-- Start of DATA FOR THIS EXERCISE --
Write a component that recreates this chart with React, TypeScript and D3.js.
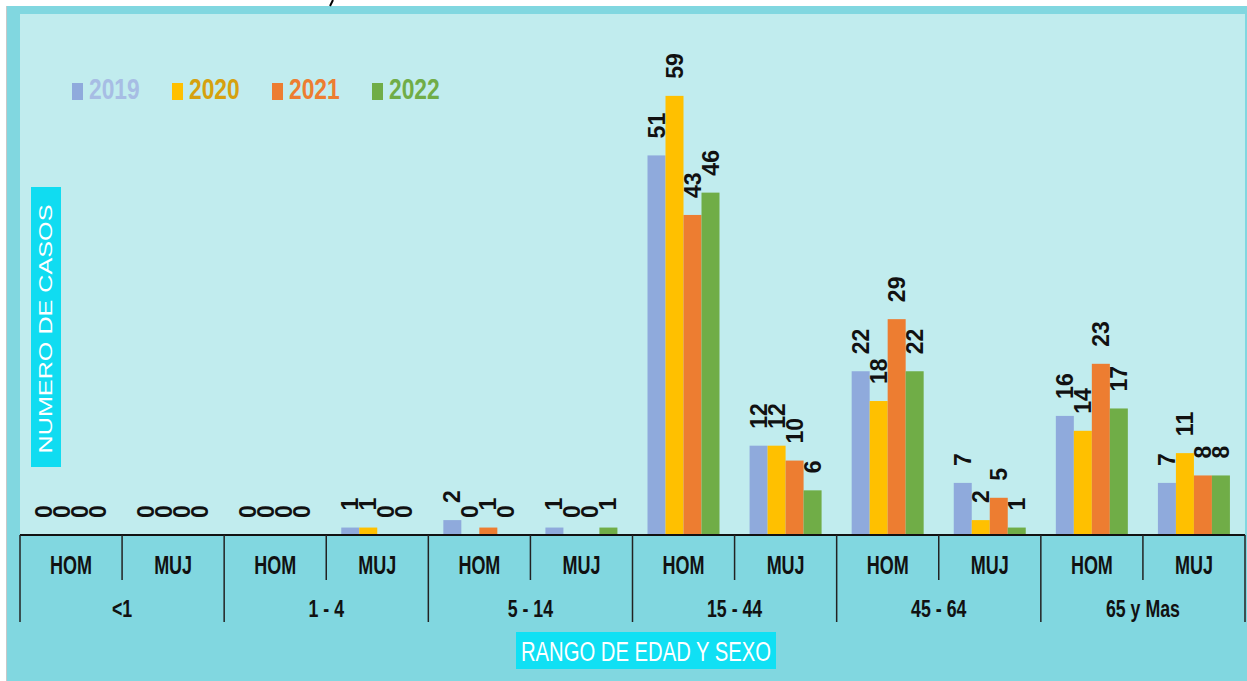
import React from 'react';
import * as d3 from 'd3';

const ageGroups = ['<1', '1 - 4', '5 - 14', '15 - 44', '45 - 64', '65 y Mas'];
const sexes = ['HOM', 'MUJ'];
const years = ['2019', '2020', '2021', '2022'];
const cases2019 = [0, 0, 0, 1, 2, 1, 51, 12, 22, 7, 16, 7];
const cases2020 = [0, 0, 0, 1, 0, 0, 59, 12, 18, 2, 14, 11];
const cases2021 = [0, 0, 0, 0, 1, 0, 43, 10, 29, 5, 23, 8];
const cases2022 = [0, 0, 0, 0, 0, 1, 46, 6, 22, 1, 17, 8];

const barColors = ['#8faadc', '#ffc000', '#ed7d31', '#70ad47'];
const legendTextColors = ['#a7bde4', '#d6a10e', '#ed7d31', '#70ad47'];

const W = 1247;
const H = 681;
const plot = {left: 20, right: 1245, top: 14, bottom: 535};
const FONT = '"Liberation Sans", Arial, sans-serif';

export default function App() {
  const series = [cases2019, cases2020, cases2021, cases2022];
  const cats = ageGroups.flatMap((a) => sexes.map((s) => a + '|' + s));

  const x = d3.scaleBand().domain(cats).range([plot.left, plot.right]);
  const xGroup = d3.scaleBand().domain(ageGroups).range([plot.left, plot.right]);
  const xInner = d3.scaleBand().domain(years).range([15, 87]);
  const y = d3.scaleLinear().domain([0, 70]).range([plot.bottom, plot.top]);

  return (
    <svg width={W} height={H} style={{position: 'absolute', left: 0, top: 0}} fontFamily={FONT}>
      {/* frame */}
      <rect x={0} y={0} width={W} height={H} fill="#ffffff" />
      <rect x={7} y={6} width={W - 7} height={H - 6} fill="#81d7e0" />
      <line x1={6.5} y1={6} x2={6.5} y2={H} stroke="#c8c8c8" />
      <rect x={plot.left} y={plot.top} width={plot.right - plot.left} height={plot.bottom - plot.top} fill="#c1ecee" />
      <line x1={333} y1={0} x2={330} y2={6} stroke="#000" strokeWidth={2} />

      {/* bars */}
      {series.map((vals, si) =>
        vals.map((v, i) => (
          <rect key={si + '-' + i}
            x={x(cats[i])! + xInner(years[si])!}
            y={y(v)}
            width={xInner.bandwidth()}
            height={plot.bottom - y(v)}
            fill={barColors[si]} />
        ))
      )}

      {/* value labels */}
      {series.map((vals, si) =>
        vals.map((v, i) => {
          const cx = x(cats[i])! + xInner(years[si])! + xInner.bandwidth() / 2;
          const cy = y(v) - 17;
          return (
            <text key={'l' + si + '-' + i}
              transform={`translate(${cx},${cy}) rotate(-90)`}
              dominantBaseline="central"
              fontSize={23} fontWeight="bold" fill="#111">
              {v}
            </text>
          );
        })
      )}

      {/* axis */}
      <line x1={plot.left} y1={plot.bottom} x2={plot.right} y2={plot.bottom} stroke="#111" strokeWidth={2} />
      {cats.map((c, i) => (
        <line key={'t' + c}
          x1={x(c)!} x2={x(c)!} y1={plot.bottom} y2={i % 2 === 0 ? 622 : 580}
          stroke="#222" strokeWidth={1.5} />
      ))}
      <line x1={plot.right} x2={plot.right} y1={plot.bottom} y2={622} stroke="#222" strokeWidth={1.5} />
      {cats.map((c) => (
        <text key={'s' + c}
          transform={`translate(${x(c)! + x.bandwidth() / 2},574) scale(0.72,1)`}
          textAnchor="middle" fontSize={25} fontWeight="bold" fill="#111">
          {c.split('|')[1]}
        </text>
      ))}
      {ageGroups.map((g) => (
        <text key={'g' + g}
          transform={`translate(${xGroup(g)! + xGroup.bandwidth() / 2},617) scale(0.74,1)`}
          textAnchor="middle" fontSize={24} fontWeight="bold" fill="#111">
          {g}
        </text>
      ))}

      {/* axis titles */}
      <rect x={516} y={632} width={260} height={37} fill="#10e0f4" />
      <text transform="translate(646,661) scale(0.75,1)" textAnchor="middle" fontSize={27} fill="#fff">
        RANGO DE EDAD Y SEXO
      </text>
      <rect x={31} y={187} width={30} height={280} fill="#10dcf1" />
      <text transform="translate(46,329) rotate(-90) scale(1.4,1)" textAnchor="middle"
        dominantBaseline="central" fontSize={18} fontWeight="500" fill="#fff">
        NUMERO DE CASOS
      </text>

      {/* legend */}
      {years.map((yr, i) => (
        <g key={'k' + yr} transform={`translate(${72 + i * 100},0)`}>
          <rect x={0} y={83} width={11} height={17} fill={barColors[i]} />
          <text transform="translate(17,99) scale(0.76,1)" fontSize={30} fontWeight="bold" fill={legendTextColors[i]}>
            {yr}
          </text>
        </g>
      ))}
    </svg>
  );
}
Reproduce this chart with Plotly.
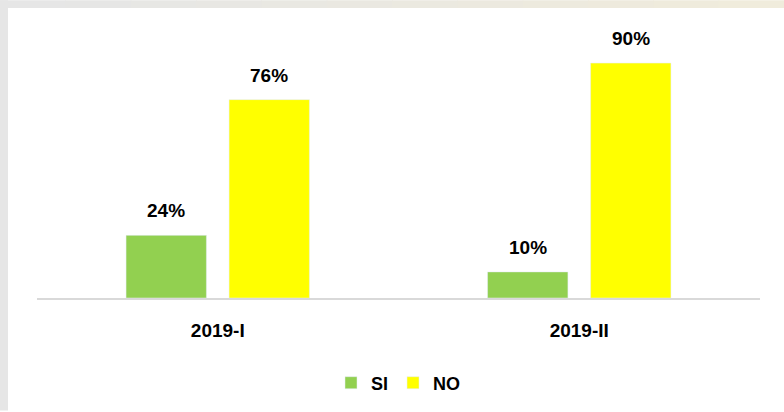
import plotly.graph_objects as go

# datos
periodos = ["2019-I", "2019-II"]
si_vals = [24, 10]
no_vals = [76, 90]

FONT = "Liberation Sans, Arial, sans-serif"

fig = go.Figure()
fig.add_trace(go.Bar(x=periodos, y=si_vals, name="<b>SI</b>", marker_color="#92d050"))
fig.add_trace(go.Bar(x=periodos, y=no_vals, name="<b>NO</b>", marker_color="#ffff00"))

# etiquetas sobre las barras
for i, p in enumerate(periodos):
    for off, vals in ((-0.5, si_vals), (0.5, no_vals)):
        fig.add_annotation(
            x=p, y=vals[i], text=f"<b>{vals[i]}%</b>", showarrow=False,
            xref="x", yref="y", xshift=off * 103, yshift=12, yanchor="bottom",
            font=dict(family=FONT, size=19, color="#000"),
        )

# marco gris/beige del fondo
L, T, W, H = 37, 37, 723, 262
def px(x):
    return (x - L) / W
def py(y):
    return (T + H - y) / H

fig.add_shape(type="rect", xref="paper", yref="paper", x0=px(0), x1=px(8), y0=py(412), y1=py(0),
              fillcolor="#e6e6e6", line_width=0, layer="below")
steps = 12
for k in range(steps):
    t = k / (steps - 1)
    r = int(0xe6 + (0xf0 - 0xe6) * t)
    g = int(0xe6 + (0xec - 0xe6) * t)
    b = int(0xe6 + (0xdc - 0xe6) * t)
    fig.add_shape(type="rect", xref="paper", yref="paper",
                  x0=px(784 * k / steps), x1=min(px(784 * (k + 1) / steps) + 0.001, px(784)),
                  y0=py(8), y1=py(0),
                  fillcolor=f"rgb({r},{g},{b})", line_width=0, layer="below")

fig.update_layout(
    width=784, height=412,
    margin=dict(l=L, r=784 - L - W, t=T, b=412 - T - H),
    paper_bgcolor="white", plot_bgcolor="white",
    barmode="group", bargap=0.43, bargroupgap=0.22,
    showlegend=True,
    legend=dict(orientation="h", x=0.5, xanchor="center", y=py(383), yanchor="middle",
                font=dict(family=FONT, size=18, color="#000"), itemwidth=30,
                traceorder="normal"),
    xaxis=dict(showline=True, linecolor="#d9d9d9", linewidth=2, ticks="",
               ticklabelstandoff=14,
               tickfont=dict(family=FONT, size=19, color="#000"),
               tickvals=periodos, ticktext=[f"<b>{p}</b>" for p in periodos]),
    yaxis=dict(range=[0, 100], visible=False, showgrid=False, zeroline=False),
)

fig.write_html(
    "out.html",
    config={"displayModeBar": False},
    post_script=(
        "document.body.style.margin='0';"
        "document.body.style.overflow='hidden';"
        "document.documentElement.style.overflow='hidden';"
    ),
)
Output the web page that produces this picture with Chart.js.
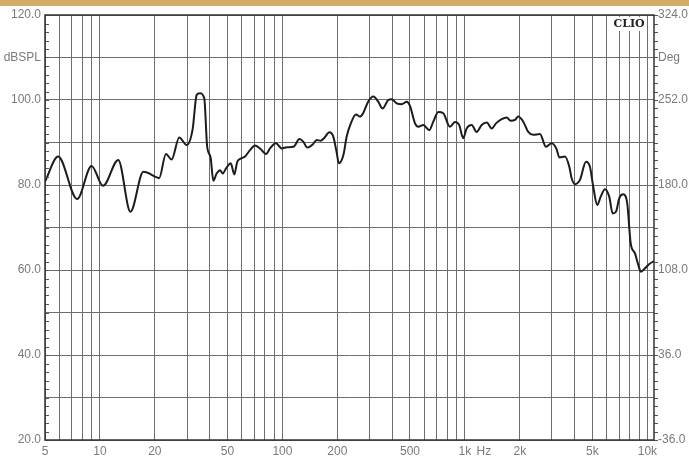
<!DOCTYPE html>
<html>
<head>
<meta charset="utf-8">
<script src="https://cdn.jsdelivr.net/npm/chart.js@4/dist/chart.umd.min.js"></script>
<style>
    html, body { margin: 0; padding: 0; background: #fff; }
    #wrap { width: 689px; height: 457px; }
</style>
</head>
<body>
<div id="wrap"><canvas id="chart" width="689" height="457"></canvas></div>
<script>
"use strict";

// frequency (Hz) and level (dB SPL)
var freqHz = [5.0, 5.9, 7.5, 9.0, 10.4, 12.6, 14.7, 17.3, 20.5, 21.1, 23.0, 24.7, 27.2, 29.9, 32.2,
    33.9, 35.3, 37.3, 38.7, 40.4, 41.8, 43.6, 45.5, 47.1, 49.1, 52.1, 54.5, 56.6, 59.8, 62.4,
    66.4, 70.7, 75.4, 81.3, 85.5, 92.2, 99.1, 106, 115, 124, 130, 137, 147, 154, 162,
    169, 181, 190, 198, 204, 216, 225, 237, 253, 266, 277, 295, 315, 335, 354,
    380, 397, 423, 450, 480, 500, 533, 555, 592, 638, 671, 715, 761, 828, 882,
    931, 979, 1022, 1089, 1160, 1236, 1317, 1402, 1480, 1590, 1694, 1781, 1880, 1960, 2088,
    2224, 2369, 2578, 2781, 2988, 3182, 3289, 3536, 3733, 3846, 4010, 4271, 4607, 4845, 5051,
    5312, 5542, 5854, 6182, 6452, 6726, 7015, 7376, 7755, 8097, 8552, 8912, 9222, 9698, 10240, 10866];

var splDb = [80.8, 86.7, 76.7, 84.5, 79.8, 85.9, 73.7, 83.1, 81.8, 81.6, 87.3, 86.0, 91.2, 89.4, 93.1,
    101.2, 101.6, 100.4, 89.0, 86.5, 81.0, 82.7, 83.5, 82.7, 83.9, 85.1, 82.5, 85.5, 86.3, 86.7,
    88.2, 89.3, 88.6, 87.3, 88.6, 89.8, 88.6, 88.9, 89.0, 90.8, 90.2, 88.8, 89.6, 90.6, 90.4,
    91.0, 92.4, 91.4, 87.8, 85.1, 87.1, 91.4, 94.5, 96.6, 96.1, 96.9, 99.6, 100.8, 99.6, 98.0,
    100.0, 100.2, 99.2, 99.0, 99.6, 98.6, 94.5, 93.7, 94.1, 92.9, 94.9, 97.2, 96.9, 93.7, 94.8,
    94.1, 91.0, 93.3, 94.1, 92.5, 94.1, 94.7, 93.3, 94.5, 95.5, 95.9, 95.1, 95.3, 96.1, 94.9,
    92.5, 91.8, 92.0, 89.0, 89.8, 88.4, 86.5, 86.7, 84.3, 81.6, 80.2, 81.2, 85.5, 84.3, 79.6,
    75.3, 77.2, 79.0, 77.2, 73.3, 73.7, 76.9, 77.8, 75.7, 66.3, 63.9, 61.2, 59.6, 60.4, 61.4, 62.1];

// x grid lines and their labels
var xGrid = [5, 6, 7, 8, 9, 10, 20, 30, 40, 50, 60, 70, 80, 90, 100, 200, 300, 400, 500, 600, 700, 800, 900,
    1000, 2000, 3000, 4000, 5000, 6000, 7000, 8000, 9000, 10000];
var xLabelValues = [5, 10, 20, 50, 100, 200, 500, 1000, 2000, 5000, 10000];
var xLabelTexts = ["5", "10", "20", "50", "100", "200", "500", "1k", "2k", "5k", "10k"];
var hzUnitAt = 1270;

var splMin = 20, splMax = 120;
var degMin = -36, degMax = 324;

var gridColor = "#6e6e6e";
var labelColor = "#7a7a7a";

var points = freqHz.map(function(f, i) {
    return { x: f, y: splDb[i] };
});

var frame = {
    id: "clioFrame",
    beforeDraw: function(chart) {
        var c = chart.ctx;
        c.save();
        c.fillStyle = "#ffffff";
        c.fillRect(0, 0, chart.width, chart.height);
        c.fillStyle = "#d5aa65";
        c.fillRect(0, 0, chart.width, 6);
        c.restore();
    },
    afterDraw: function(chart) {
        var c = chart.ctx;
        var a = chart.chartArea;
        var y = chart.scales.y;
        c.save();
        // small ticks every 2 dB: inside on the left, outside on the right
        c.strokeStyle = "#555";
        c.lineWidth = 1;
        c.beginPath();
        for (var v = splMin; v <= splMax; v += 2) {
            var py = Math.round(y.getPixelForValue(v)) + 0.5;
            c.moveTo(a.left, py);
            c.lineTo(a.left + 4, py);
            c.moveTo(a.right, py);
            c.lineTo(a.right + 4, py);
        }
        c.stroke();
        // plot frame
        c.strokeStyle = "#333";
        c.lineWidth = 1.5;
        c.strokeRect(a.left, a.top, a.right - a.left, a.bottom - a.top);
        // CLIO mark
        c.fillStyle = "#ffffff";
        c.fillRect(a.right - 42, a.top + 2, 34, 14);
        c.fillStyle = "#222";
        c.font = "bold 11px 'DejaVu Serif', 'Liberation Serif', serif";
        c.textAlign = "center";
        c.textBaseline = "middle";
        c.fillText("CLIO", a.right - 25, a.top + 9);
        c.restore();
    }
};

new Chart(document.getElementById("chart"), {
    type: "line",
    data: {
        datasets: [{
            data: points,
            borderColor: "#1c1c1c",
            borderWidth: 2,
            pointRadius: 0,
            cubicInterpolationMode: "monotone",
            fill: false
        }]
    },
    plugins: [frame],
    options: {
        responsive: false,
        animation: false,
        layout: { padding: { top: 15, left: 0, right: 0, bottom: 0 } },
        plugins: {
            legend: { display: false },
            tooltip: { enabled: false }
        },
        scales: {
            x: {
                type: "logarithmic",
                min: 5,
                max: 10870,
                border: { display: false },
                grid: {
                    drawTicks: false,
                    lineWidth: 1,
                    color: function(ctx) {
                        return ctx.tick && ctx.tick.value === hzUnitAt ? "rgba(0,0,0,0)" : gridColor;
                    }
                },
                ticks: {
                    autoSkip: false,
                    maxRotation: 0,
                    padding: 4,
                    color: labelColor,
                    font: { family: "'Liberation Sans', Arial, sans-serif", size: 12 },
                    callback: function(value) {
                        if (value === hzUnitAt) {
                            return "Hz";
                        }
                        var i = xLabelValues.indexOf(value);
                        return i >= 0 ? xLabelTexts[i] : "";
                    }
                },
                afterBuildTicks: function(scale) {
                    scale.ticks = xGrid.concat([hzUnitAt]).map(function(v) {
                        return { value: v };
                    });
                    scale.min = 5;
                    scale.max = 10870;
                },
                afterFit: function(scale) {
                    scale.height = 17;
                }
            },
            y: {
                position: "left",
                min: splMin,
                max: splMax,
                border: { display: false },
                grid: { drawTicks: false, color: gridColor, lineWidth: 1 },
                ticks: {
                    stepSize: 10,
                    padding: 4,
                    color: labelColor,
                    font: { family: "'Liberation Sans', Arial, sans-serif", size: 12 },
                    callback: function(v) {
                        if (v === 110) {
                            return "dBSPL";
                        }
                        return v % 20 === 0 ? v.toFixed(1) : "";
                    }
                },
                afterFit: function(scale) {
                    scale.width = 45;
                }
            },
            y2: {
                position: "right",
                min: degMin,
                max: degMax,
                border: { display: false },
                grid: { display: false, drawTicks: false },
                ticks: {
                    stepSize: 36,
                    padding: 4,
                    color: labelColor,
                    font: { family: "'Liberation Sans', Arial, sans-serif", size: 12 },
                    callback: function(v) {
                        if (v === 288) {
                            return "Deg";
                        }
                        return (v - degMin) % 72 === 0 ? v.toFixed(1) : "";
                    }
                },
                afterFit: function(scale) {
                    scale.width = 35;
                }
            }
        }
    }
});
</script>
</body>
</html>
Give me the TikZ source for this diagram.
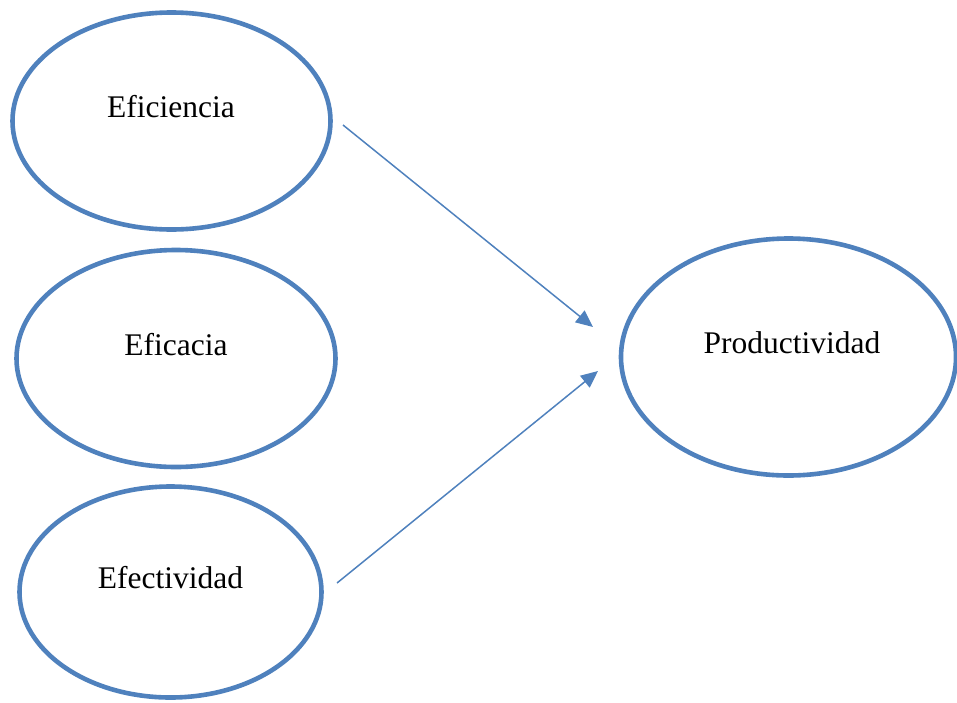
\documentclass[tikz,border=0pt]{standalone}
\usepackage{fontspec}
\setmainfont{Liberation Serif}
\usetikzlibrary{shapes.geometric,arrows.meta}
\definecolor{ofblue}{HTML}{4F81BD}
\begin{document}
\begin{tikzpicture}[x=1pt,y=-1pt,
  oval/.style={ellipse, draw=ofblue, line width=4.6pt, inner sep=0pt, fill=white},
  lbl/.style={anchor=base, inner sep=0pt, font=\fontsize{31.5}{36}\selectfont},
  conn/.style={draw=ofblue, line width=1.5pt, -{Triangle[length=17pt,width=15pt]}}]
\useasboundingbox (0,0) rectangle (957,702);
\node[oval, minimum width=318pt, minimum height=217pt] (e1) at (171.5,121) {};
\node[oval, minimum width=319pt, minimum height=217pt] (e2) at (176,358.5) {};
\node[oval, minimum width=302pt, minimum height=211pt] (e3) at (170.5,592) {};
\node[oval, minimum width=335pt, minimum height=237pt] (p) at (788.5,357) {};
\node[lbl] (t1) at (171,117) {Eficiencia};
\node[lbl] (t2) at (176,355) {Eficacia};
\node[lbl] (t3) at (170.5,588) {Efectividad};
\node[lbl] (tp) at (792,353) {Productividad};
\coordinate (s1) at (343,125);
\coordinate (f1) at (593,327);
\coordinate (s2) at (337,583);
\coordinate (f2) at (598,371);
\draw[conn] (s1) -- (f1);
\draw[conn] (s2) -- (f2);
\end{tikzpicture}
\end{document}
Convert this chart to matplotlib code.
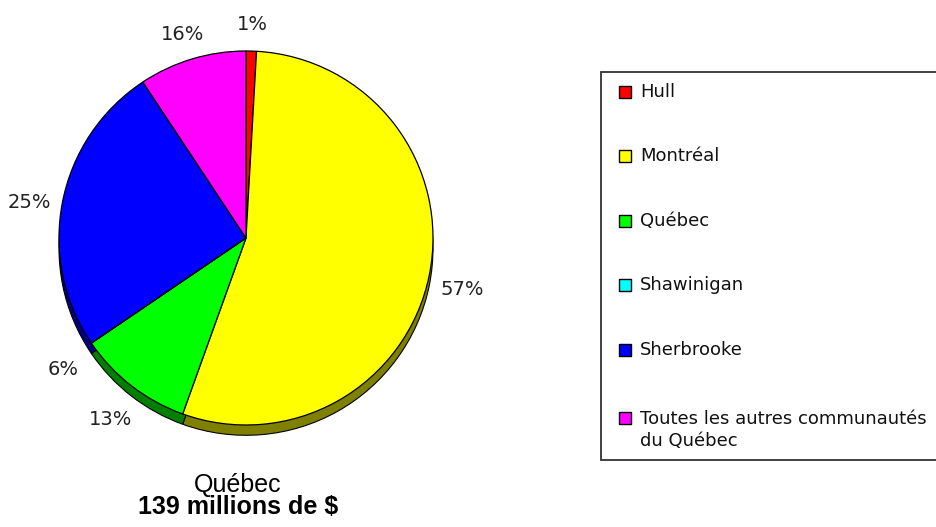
-- End of DATA FOR THIS EXERCISE --
**WHAT YOU WILL DO:** Your answer should be a single number: how many lines of the material contain the word "with".

**WRITTEN REPLY:** 3